2008年7月のセキュリティ情報

マイクロソフトは、2008年7月のセキュリティ情報を9日に発表した。今回のセキュリティ情報では、もっとも危険度の高い「緊急」がなく、「重要」のみが4件となっている。4件について、その概略を紹介する。

MS08-037:DNS の脆弱性により、なりすましが行われる(953230)

ドメインネームシステム(DNS)における2つの脆弱性が報告された。DNSのリクエスト・応答の際に、偽の応答を受け取ることが可能になり、なりすましが行われる可能性が指摘されている。この脆弱性はDNSクライアントとDNSサーバーの両方に存在し、リモートの攻撃者は攻撃者のインターネット上のコンピュータに向いたネットワークトラフィックを攻撃者のコンピュータにリダイレクトする可能性があるとのことである。

更新として、DNSのリクエストにおける使用するポートの範囲を広げることを含む修正がなされた。ただし、この修正にあたって、事前にDNSのポート範囲を変更するような設定を行っている場合には、ポート番号の範囲の拡大は行われない(設定されているものが優先される)。DNSのポート番号の変更をすることは少ない、さらにいえば、アプリケーションでこのような変更をすることもあまり多くはない。変更方法は直接レジストリを修正するので、もし、変更をしていた場合には、注意をしてほしい。

MS08-038:Windowsエクスプローラの脆弱性により、リモートでコードが実行される(950582)

Windowsエクスプローラ(ファイル)の脆弱性で、エクスプローラでファイル検索を行った際に作成される検索ファイルに関わるものである。この検索ファイルに対して、特別な細工が施され、ファイルが開かれた場合、リモートでコードが実行される可能性がある。

ただし、リモートでコードが実行されるのは、細工をされた検索ファイルが、特定のフォルダで保存され、特定の方法でのみ開かれた場合に限られる。そのため、今回は「緊急」ではなく「重要」となった。

ユーザーが管理者ユーザー権限でログオンしている場合、この脆弱性が悪用されると、攻撃者により影響を受けるコンピュータが完全に制御される可能性があるので、注意をしてほしい。Windows Vista以降で搭載された機能を悪用しているものなので、Windows VistaとWindows Server 2008が対象となっている。

MS08-039:Exchange ServerのOutlook Web Accessの脆弱性により、特権の昇格が起こる(953747)

Microsoft Exchange ServerのOutlook Web Access(OWA)における脆弱性である。具体的には、クロスサイトスクリプティング解析の際に発生する脆弱性である。細工をしたメールを使い、OWAに特定のリクエストを行う。すると、OWAの各クライアントのセッションデータへのアクセス権を取得し、特権を昇格する可能性がある。

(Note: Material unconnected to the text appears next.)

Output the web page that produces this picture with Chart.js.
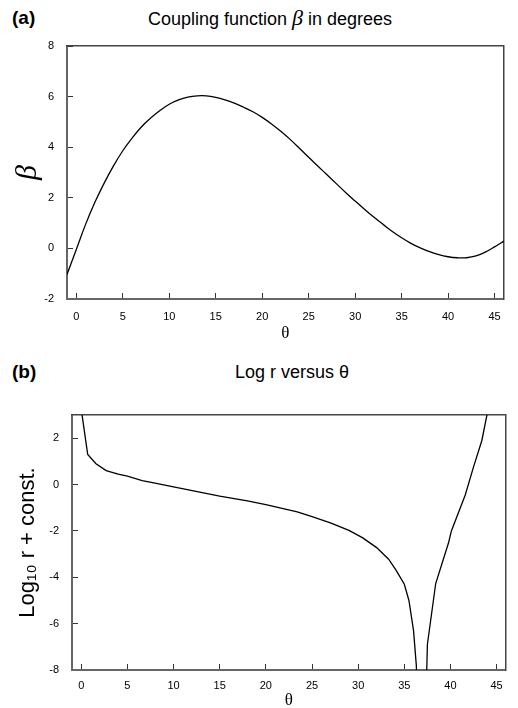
<!DOCTYPE html>
<html>
<head>
<meta charset="utf-8">
<script src="https://cdn.jsdelivr.net/npm/chart.js@4.4.0/dist/chart.umd.min.js"></script>
<style>
  body { margin: 0; background: #fff; font-family: "Liberation Sans", Arial, sans-serif; }
  #wrap { position: relative; width: 518px; height: 708px; }
  canvas { position: absolute; left: 0; }
  .tag { position: absolute; font-weight: bold; font-size: 19px; line-height: 22px; }
  .ttl { position: absolute; font-size: 18px; line-height: 22px; white-space: nowrap; transform: translateX(-50%); }
  .ttl i { font-family: "Liberation Serif", serif; font-size: 22px; }
</style>
</head>
<body>
<div id="wrap">
  <div class="tag" style="left:12px;top:7px">(a)</div>
  <div class="ttl" style="left:270px;top:7px">Coupling function <i>β</i> in degrees</div>
  <canvas id="chartA" width="518" height="345" style="top:0"></canvas>
  <div class="tag" style="left:12px;top:361px">(b)</div>
  <div class="ttl" style="left:292px;top:361px">Log r versus θ</div>
  <canvas id="chartB" width="518" height="358" style="top:350px"></canvas>
</div>
<script>
// panel (a): coupling function beta (degrees) against theta
const thetaA = [-1, 0, 1, 2, 3, 4, 5, 6, 7, 8, 9, 10, 11, 12, 13, 14, 15, 16, 17, 18, 19, 20,
  21, 22, 23, 24, 25, 26, 27, 28, 29, 30, 31, 32, 33, 34, 35, 36, 37, 38, 39, 40, 41, 42, 43, 44, 45, 46];
const betaA = [-1.03, -0.04, 0.95, 1.82, 2.58, 3.26, 3.86, 4.36, 4.8, 5.15, 5.45, 5.7, 5.87, 5.98, 6.03, 6.03,
  5.97, 5.87, 5.74, 5.58, 5.4, 5.18, 4.92, 4.63, 4.31, 3.96, 3.6, 3.25, 2.9, 2.55, 2.2, 1.87, 1.55, 1.24,
  0.95, 0.67, 0.42, 0.2, 0.02, -0.13, -0.25, -0.33, -0.37, -0.37, -0.3, -0.15, 0.06, 0.29];

// panel (b): log10 r + const. against theta
const thetaB = [0, 0.7, 1.6, 2.7, 4, 5, 6.6, 8, 10, 12.7, 15, 18, 20, 23.4, 25, 27, 29, 30.5, 32, 33.3,
  34.1, 35, 35.5, 36, 36.3, 36.5, 37.3, 37.5, 38.4, 39.8, 40.1, 41.6, 42.5, 43.4, 44.2];
const logR = [3.25, 1.3, 0.9, 0.6, 0.45, 0.36, 0.17, 0.06, -0.1, -0.32, -0.5, -0.7, -0.87, -1.18, -1.38,
  -1.65, -1.98, -2.3, -2.72, -3.22, -3.69, -4.3, -5.0, -6.3, -7.8, -10, -10, -6.9, -4.27, -2.5, -2.0,
  -0.45, 0.76, 1.9, 3.5];

const xTicks = [0, 5, 10, 15, 20, 25, 30, 35, 40, 45];
const yTicksA = [-2, 0, 2, 4, 6, 8];
const yTicksB = [-8, -6, -4, -2, 0, 2];

const sans = '"Liberation Sans", Arial, sans-serif';
const serif = '"Liberation Serif", "Times New Roman", serif';

function setTicks(list) {
  return s => { s.ticks = list.map(v => ({ value: v })); };
}

function frameAxis(position, min, max, size) {
  return {
    type: 'linear', position, min, max, display: true,
    afterFit: s => { if (s.isHorizontal()) s.height = size; else s.width = size; },
    grid: { display: true, drawOnChartArea: false, drawTicks: false },
    border: { color: '#444', width: 1.5 },
    ticks: { display: false }
  };
}

function makeChart(id, xs, ys, cfg) {
  return new Chart(document.getElementById(id), {
    type: 'line',
    data: {
      datasets: [{
        data: xs.map((x, i) => ({ x, y: ys[i] })),
        borderColor: '#000',
        borderWidth: 1.3,
        pointRadius: 0,
        fill: false,
        tension: cfg.tension,
        clip: 0
      }]
    },
    options: {
      responsive: false,
      animation: false,
      layout: { padding: { top: cfg.top, left: 0, right: 0, bottom: 0 } },
      plugins: { legend: { display: false }, tooltip: { enabled: false } },
      scales: {
        x: {
          type: 'linear', position: 'bottom', min: -1, max: 46,
          afterBuildTicks: setTicks(xTicks),
          afterFit: s => { s.height = cfg.bottom; },
          grid: { drawOnChartArea: false, tickLength: -6, color: '#333', lineWidth: 1 },
          border: { color: '#666', width: 2 },
          ticks: { padding: cfg.xPad, color: '#000', maxRotation: 0, font: { family: sans, size: 11 } },
          title: {
            display: true, text: 'θ', color: '#000',
            font: { family: serif, size: 17, lineHeight: 1 },
            padding: { top: 0, bottom: cfg.thetaPad }
          }
        },
        y: {
          type: 'linear', position: 'left', min: cfg.yMin, max: cfg.yMax,
          afterBuildTicks: setTicks(cfg.yTicks),
          afterFit: s => { s.width = cfg.left; },
          grid: { drawOnChartArea: false, tickLength: -6, color: '#333', lineWidth: 1 },
          border: { color: '#666', width: 2 },
          ticks: { padding: 19, color: '#000', font: { family: sans, size: 11 } },
          title: {
            display: true, text: cfg.yTitle, color: '#000',
            font: cfg.yFont,
            padding: { top: cfg.yTitlePad, bottom: 0 }
          }
        },
        xTop: frameAxis('top', -1, 46, 0),
        yRight: frameAxis('right', cfg.yMin, cfg.yMax, cfg.right)
      }
    }
  });
}

makeChart('chartA', thetaA, betaA, {
  tension: 0.4, top: 46, bottom: 46, left: 67, right: 4,
  yMin: -2, yMax: 8, yTicks: yTicksA, xPad: 17, thetaPad: 3,
  yTitle: 'β', yFont: { family: serif, size: 30, style: 'italic', lineHeight: 1.2 }, yTitlePad: 10
});

makeChart('chartB', thetaB, logR, {
  tension: 0, top: 65, bottom: 38, left: 72, right: 8,
  yMin: -8, yMax: 3, yTicks: yTicksB, xPad: 15, thetaPad: -1,
  yTitle: 'Log₁₀ r + const.', yFont: { family: sans, size: 22, lineHeight: 1.2 }, yTitlePad: 15
});
</script>
</body>
</html>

しかし、この実行にはMicrosoft Exchange Serverのアクセス権が必要であり、その点を考慮すると、危険性はやや低い。とはいえ、メールという性質上、企業などでは、速やかな対策が望まれる修正である。必要な対策を講じてほしい。

MS08-040:Microsoft SQL Serverの脆弱性により、特権が昇格される(941203)

Microsoft SQL Serverの脆弱性に関するものである。この脆弱性により、攻撃者が特定の関数やコードを実行し、コンピュータが完全に制御される可能性がある。

それ以上に注意すべき点が多いのが、対象となるMicrosoft SQL Serverが、7.0から2005までと非常に広範に及ぶことである。このことが、さらなる問題点を浮かび上がらせている。まず、7.0ではインストーラがなく、管理者が手動でファイルをコピーすることでインストール作業を行っていた。つまり、マイクロソフトアップデートが使用できないのである。これらの修正に対しては、手動で行う必要がある。

特に、7.0のアプリケーション用の組み込みSQL Server(MSDE 1.0)などでは、会計・給与計算・写真のライブラリ管理などのアプリケーションで利用されている可能性がある。これらの「隠れたSQL Server」も今回の対象となっているのである。

マイクロソフトでは、ファイル検索で「Sqlserver.exe」をし、存在すれば、そのプロダクトバージョンの確認をするようにとしている。今回の更新前後のプロダクトバージョンは、表1の通りである。

表1 Sqlserver.exeのプロダクトバージョン

製品バージョン 更新前のバージョン 更新後のバージョン
SQL Server 2005 SP2 9.00.3042.00 9.00.3068.00(GDR)
9.00.3233.00(QFE)
SQL Server 2000 SP4 8.00.2039 8.00.2050(GDR)
8.00.2273(QFE)
SQL Server 7.0 SP4 7.00.1063 7.00.1152

SQL Server 7.0では、事前にSP4までが適用されていないと、正しく修正が適用されない可能性もある。この点にも注意してほしい。また、このセキュリティ情報にあわせ、SQL Serverのバージョンの確認方法について、追加情報を提供しているので、参照してほしい。